GABY DUBOISJOLI, C’était pas la bonne.
Ce titre nous a appelés à lui. Nous avouons également que cela nous a surpris. Cette ambiance club en général nous fait nous tenir à distance, mais, ici, quelque chose retient notre attention. C’était pas la bonne (cliquez sur le lien pour être dirigé vers le titre) possède un truc imparable, un rythme lancinant qui nous électrise et nous fait bouger quand bien même nous ne le désirerions pas. Les sonorités de claviers, sombres, jouent le contraste avec cette rythmique pénétrante, lendemain de fête qui déchante et coeur en morceaux.

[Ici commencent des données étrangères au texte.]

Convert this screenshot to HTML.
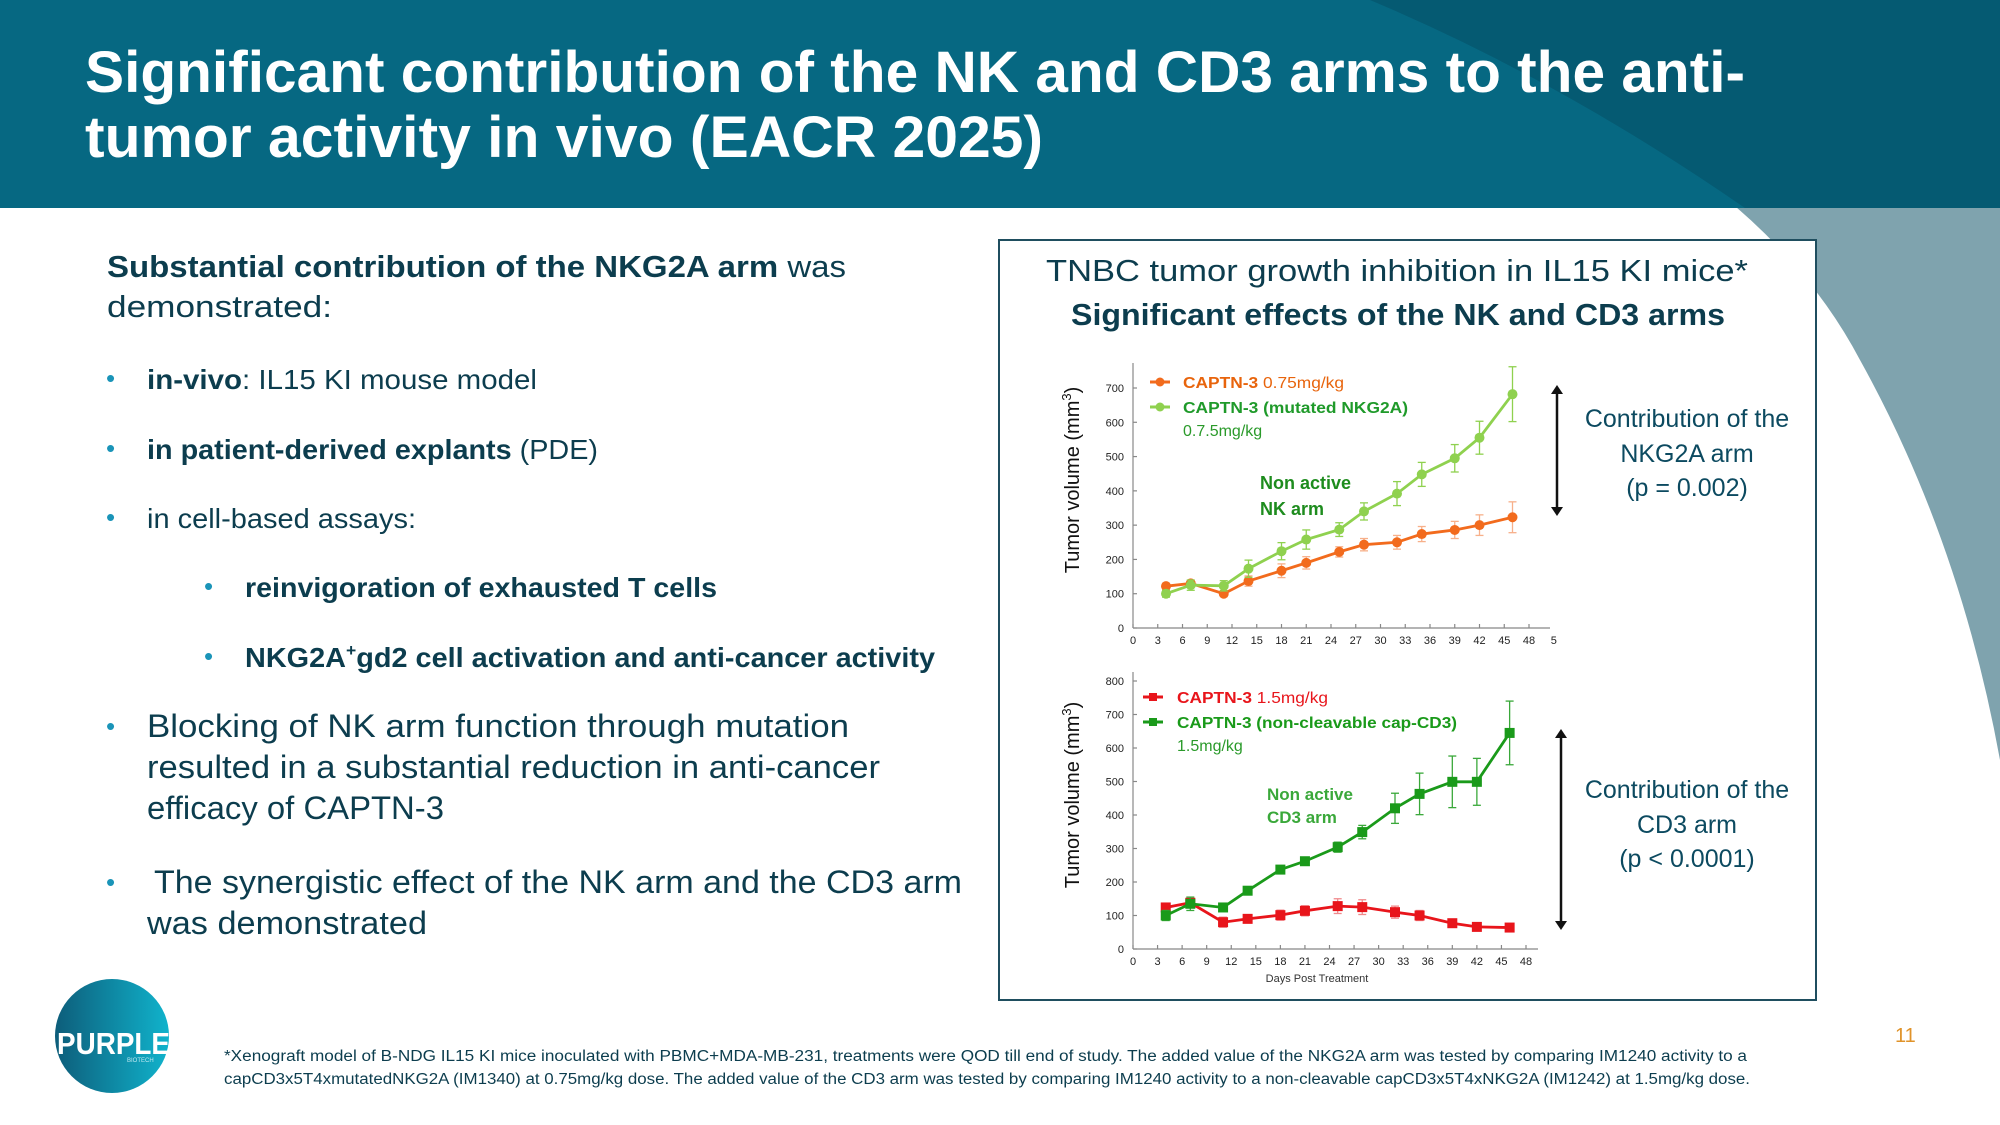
<!DOCTYPE html>
<html><head><meta charset="utf-8"><style>
html,body{margin:0;padding:0;background:#fff}
svg{display:block}
text{font-family:"Liberation Sans",sans-serif}
</style></head><body>
<svg id="slide" width="2000" height="1125" viewBox="0 0 2000 1125" xmlns="http://www.w3.org/2000/svg">
<defs>
<linearGradient id="logoG" x1="0" y1="0" x2="1" y2="0"><stop offset="0" stop-color="#0d5d7a"/><stop offset="1" stop-color="#10b3cc"/></linearGradient>
</defs>
<rect x="0" y="0" width="2000" height="1125" fill="#fff"/>
<path d="M1480 58 Q1760 170 1860 360 Q1960 540 2000 760 L2000 0 Z" fill="#7fa3ae"/>
<rect x="0" y="0" width="2000" height="208" fill="#066882"/>
<path d="M1370 0 Q1560 80 1745 208 L2000 208 L2000 0 Z" fill="#055a72"/>
<text x="85" y="92" font-size="58" font-weight="bold" fill="#fff" textLength="1660" lengthAdjust="spacingAndGlyphs">Significant contribution of the NK and CD3 arms to the anti-</text>
<text x="85" y="157" font-size="58" font-weight="bold" fill="#fff" textLength="958" lengthAdjust="spacingAndGlyphs">tumor activity in vivo (EACR 2025)</text>

<g fill="#0c3d4e">
<text x="107" y="277" font-size="31" textLength="739" lengthAdjust="spacingAndGlyphs"><tspan font-weight="bold">Substantial contribution of  the NKG2A arm</tspan> was</text>
<text x="107" y="317" font-size="31" textLength="225" lengthAdjust="spacingAndGlyphs">demonstrated:</text>
<g fill="#1a94b8" font-size="26"><text x="106" y="387">•</text><text x="106" y="457">•</text><text x="106" y="526">•</text><text x="204" y="595">•</text><text x="204" y="665">•</text><text x="106" y="735">•</text><text x="106" y="891">•</text></g>
<text x="147" y="389" font-size="28" textLength="390" lengthAdjust="spacingAndGlyphs"><tspan font-weight="bold">in-vivo</tspan>: IL15 KI mouse model</text>
<text x="147" y="459" font-size="28" textLength="451" lengthAdjust="spacingAndGlyphs"><tspan font-weight="bold">in patient-derived explants</tspan> (PDE)</text>
<text x="147" y="528" font-size="28" textLength="269" lengthAdjust="spacingAndGlyphs">in cell-based assays:</text>
<text x="245" y="597" font-size="28" font-weight="bold" textLength="472" lengthAdjust="spacingAndGlyphs">reinvigoration of exhausted T cells</text>
<text x="245" y="667" font-size="28" font-weight="bold" textLength="690" lengthAdjust="spacingAndGlyphs">NKG2A<tspan font-size="17" dy="-11">+</tspan><tspan dy="11">gd2 cell activation and anti-cancer activity</tspan></text>
<text x="147" y="737" font-size="32" textLength="702" lengthAdjust="spacingAndGlyphs">Blocking of NK arm function through mutation</text>
<text x="147" y="778" font-size="32" textLength="733" lengthAdjust="spacingAndGlyphs">resulted in a substantial reduction in anti-cancer</text>
<text x="147" y="819" font-size="32" textLength="297" lengthAdjust="spacingAndGlyphs">efficacy of CAPTN-3</text>
<text x="154" y="893" font-size="32" textLength="808" lengthAdjust="spacingAndGlyphs">The synergistic effect of the NK arm and the CD3 arm</text>
<text x="147" y="934" font-size="32" textLength="280" lengthAdjust="spacingAndGlyphs">was demonstrated</text>
</g>

<rect x="999" y="240" width="817" height="760" fill="#fff" stroke="#1f4e5f" stroke-width="2"/>
<text x="1046" y="281" font-size="31" fill="#0c3d4e" textLength="702" lengthAdjust="spacingAndGlyphs">TNBC tumor growth inhibition in IL15 KI mice*</text>
<text x="1071" y="325" font-size="31" font-weight="bold" fill="#0c3d4e" textLength="654" lengthAdjust="spacingAndGlyphs">Significant effects of the NK and CD3 arms</text>

<g fill="#0c4a60" font-size="25" text-anchor="middle">
<text x="1687" y="427">Contribution of the</text><text x="1687" y="462">NKG2A arm</text><text x="1687" y="496">(p = 0.002)</text></g>
<g fill="#0c4a60" font-size="25" text-anchor="middle">
<text x="1687" y="798">Contribution of the</text><text x="1687" y="833">CD3 arm</text><text x="1687" y="867">(p &lt; 0.0001)</text></g>
<g stroke="#111" stroke-width="2.5" fill="#111">
<line x1="1557" y1="392" x2="1557" y2="509"/><path d="M1551 394 L1557 385 L1563 394Z" stroke="none"/><path d="M1551 507 L1557 516 L1563 507Z" stroke="none"/></g>
<g stroke="#111" stroke-width="2.5" fill="#111">
<line x1="1561" y1="736" x2="1561" y2="923"/><path d="M1555 738 L1561 729 L1567 738Z" stroke="none"/><path d="M1555 921 L1561 930 L1567 921Z" stroke="none"/></g>

<g id="chart1"></g>
<g id="chart2"></g>

<g>
<circle cx="112" cy="1036" r="57" fill="url(#logoG)"/>
<text x="57" y="1054" font-size="31" font-weight="bold" fill="#fff" textLength="113" lengthAdjust="spacingAndGlyphs">PURPLE</text>
<text x="127" y="1062" font-size="6" fill="#bfe9f2">BIOTECH</text>
</g>
<text x="1895" y="1042" font-size="20" fill="#e0932a">11</text>
<g fill="#0c3d4e" font-size="15.5">
<text x="224" y="1061" textLength="1523" lengthAdjust="spacingAndGlyphs">*Xenograft model of B-NDG IL15 KI mice inoculated with PBMC+MDA-MB-231,  treatments were QOD till end of study. The added value of the NKG2A arm was tested by comparing IM1240 activity to a</text>
<text x="224" y="1084" textLength="1526" lengthAdjust="spacingAndGlyphs">capCD3x5T4xmutatedNKG2A (IM1340) at 0.75mg/kg dose. The added value of the CD3 arm was tested by comparing IM1240 activity to a non-cleavable capCD3x5T4xNKG2A (IM1242) at 1.5mg/kg dose.</text>
</g>
</svg>
<script>
// ---- data ----
const days = [4, 7, 11, 14, 18, 21, 25, 28, 32, 35, 39, 42, 46];
const c1Orange = [122, 130, 100, 137, 167, 190, 222, 243, 250, 274, 286, 300, 323];
const c1OrangeErr = [8, 8, 8, 15, 20, 18, 15, 18, 20, 22, 25, 30, 45];
const c1Green = [100, 125, 123, 173, 224, 258, 287, 340, 392, 448, 495, 555, 682];
const c1GreenErr = [10, 15, 15, 25, 25, 28, 20, 25, 35, 35, 40, 48, 80];
const c2Red = [124, 138, 80, 90, 101, 114, 128, 125, 110, 100, 77, 66, 64];
const c2RedErr = [8, 15, 15, 12, 15, 15, 22, 22, 18, 15, 8, 8, 8];
const c2Green = [100, 135, 124, 174, 237, 262, 304, 349, 420, 463, 499, 499, 645];
const c2GreenErr = [15, 20, 10, 10, 12, 12, 15, 20, 45, 62, 77, 70, 95];
const xTicks = [0, 3, 6, 9, 12, 15, 18, 21, 24, 27, 30, 33, 36, 39, 42, 45, 48];
const yTicks1 = [0, 100, 200, 300, 400, 500, 600, 700];
const yTicks2 = [0, 100, 200, 300, 400, 500, 600, 700, 800];

const NS = "http://www.w3.org/2000/svg";
function mk(parent, tag, attrs, txt) {
  const e = document.createElementNS(NS, tag);
  for (const k in attrs) e.setAttribute(k, attrs[k]);
  if (txt !== undefined) e.textContent = txt;
  parent.appendChild(e);
  return e;
}
function drawChart(g, o) {
  const X = d => o.x0 + (d / 48) * (o.x48 - o.x0);
  const Y = v => o.y0 - (v / o.ymax) * (o.y0 - o.ytop);
  const ax = mk(g, "g", {stroke: "#888", "stroke-width": 1.2, fill: "none"});
  
  
  mk(ax, "line", {x1: o.x0, y1: o.y0, x2: o.xEnd, y2: o.y0});
  mk(ax, "line", {x1: o.x0, y1: o.y0, x2: o.x0, y2: o.axTop});
  const tl = mk(g, "g", {fill: "#222", "font-size": 11});
  
  
  xTicks.forEach(d => {
    mk(ax, "line", {x1: X(d), y1: o.y0, x2: X(d), y2: o.y0 - 4});
    mk(tl, "text", {x: X(d), y: o.y0 + 16, "text-anchor": "middle"}, d);
  });
  if (o.extra) mk(tl, "text", {x: X(51) - 3, y: o.y0 + 16}, "5");
  o.yTicks.forEach(v => {
    mk(ax, "line", {x1: o.x0, y1: Y(v), x2: o.x0 + 4, y2: Y(v)});
    mk(tl, "text", {x: o.x0 - 9, y: Y(v) + 4, "text-anchor": "end"}, v);
  });
  const yt = mk(g, "text", {x: 0, y: 0, "font-size": 20, fill: "#111", "text-anchor": "middle",
    transform: `translate(${o.ytX},${o.ytY}) rotate(-90)`});
  
  
  yt.innerHTML = 'Tumor volume (mm<tspan font-size="13" dy="-8">3</tspan><tspan dy="8">)</tspan>';
  o.series.forEach(s => {
    const sg = mk(g, "g", {});
    
    
    s.vals.forEach((v, i) => {
      const x = X(days[i]);
      mk(sg, "line", {x1: x, y1: Y(v - s.err[i]), x2: x, y2: Y(v + s.err[i]), stroke: s.errColor, "stroke-width": 1.3});
      mk(sg, "line", {x1: x - 4, y1: Y(v - s.err[i]), x2: x + 4, y2: Y(v - s.err[i]), stroke: s.errColor, "stroke-width": 1.3});
      mk(sg, "line", {x1: x - 4, y1: Y(v + s.err[i]), x2: x + 4, y2: Y(v + s.err[i]), stroke: s.errColor, "stroke-width": 1.3});
    });
    const pts = s.vals.map((v, i) => X(days[i]) + "," + Y(v)).join(" ");
    mk(sg, "polyline", {points: pts, fill: "none", stroke: s.color, "stroke-width": 2.8});
    s.vals.forEach((v, i) => {
      const x = X(days[i]), y = Y(v);
      if (s.square) mk(sg, "rect", {x: x - 5, y: y - 5, width: 10, height: 10, fill: s.color});
      else mk(sg, "circle", {cx: x, cy: y, r: 5, fill: s.color});
    });
  });
}
const g1 = document.getElementById("chart1");
drawChart(g1, {x0: 1133, x48: 1529, xEnd: 1550, y0: 628, ytop: 388, ymax: 700, axTop: 363, yTicks: yTicks1,
  extra: true, ytX: 1079, ytY: 480,
  series: [
    {name: "series-captn3-0.75", vals: c1Orange, err: c1OrangeErr, color: "#f26b1d", errColor: "#f7b08a"},
    {name: "series-captn3-mutated-nkg2a", vals: c1Green, err: c1GreenErr, color: "#8fd14f", errColor: "#8fd14f"}
  ]});
const g2 = document.getElementById("chart2");
drawChart(g2, {x0: 1133, x48: 1526, xEnd: 1538, y0: 949, ytop: 681, ymax: 800, axTop: 672, yTicks: yTicks2,
  extra: false, ytX: 1079, ytY: 795,
  series: [
    {name: "series-captn3-1.5", vals: c2Red, err: c2RedErr, color: "#e8151b", errColor: "#f08a8c", square: true},
    {name: "series-captn3-noncleavable-cd3", vals: c2Green, err: c2GreenErr, color: "#1a9a1a", errColor: "#3aa83a", square: true}
  ]});
</script>
<svg style="position:absolute;left:0;top:0" width="2000" height="1125" viewBox="0 0 2000 1125" xmlns="http://www.w3.org/2000/svg" pointer-events="none">
<g>
<line x1="1150" y1="382" x2="1170" y2="382" stroke="#f26b1d" stroke-width="3"/><circle cx="1160" cy="382" r="4.5" fill="#f26b1d"/>
<text x="1183" y="388" font-size="16" fill="#e8640c" textLength="161" lengthAdjust="spacingAndGlyphs"><tspan font-weight="bold">CAPTN-3</tspan>  0.75mg/kg</text>
<line x1="1150" y1="407" x2="1170" y2="407" stroke="#8fd14f" stroke-width="3"/><circle cx="1160" cy="407" r="4.5" fill="#8fd14f"/>
<text x="1183" y="413" font-size="16" font-weight="bold" fill="#1f9a2a" textLength="225" lengthAdjust="spacingAndGlyphs">CAPTN-3 (mutated NKG2A)</text>
<text x="1183" y="436" font-size="16" fill="#2a9a2a">0.7.5mg/kg</text>
<text x="1260" y="489" font-size="18" font-weight="bold" fill="#1e8c1e">Non active</text>
<text x="1260" y="515" font-size="18" font-weight="bold" fill="#1e8c1e">NK arm</text>
</g>
<g>
<line x1="1143" y1="697" x2="1163" y2="697" stroke="#e8151b" stroke-width="3"/><rect x="1149" y="693" width="8" height="8" fill="#e8151b"/>
<text x="1177" y="703" font-size="16" fill="#e8151b" textLength="151" lengthAdjust="spacingAndGlyphs"><tspan font-weight="bold">CAPTN-3</tspan>  1.5mg/kg</text>
<line x1="1143" y1="722" x2="1163" y2="722" stroke="#1a9a1a" stroke-width="3"/><rect x="1149" y="718" width="8" height="8" fill="#1a9a1a"/>
<text x="1177" y="728" font-size="16" font-weight="bold" fill="#1a9a1a" textLength="280" lengthAdjust="spacingAndGlyphs">CAPTN-3 (non-cleavable cap-CD3)</text>
<text x="1177" y="751" font-size="16" fill="#2a9a2a">1.5mg/kg</text>
<text x="1267" y="800" font-size="17" font-weight="bold" fill="#3aa83a">Non active</text>
<text x="1267" y="823" font-size="17" font-weight="bold" fill="#3aa83a">CD3 arm</text>
<text x="1317" y="982" font-size="11" fill="#333" text-anchor="middle">Days Post Treatment</text>
</g>
</svg>
</body></html>
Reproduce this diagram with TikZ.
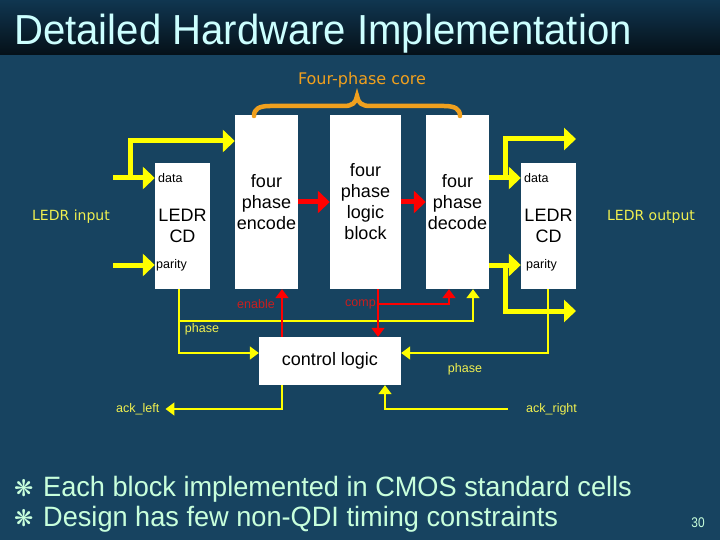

Le travail de production est plutôt inventif, très personnel, possède presque un côté feutré, lounge, loin de ce qui se propose d’ordinaire (grosse basse et BPM à la charge). La voix, nimbée d’écho, propose un texte aux tournures bien léchées, c’est-à-dire à la fois léger mais pas creux (comme c’est très majoritairement le cas dans ce style où les paroles n’ont souvent aucun intérêt). L’effet que nous fait C’était pas la bonne serait celui d’un after où les illusions portées par un esprit de fête montrent leur réalité, souvent bien loin des paillettes et de l’ivresse.
Alors nous ne pouvons qu’adhérer au propos de Gaby Duboisjoli, parce que son morceau est malin comme tout, dansant et réfléchit, un vrai morceau pop en somme, fait pour danser et oublier cet état de descente post soirée. C’était pas la bonne est le versant français de Tonight was not the one qui sort également aujourd’hui.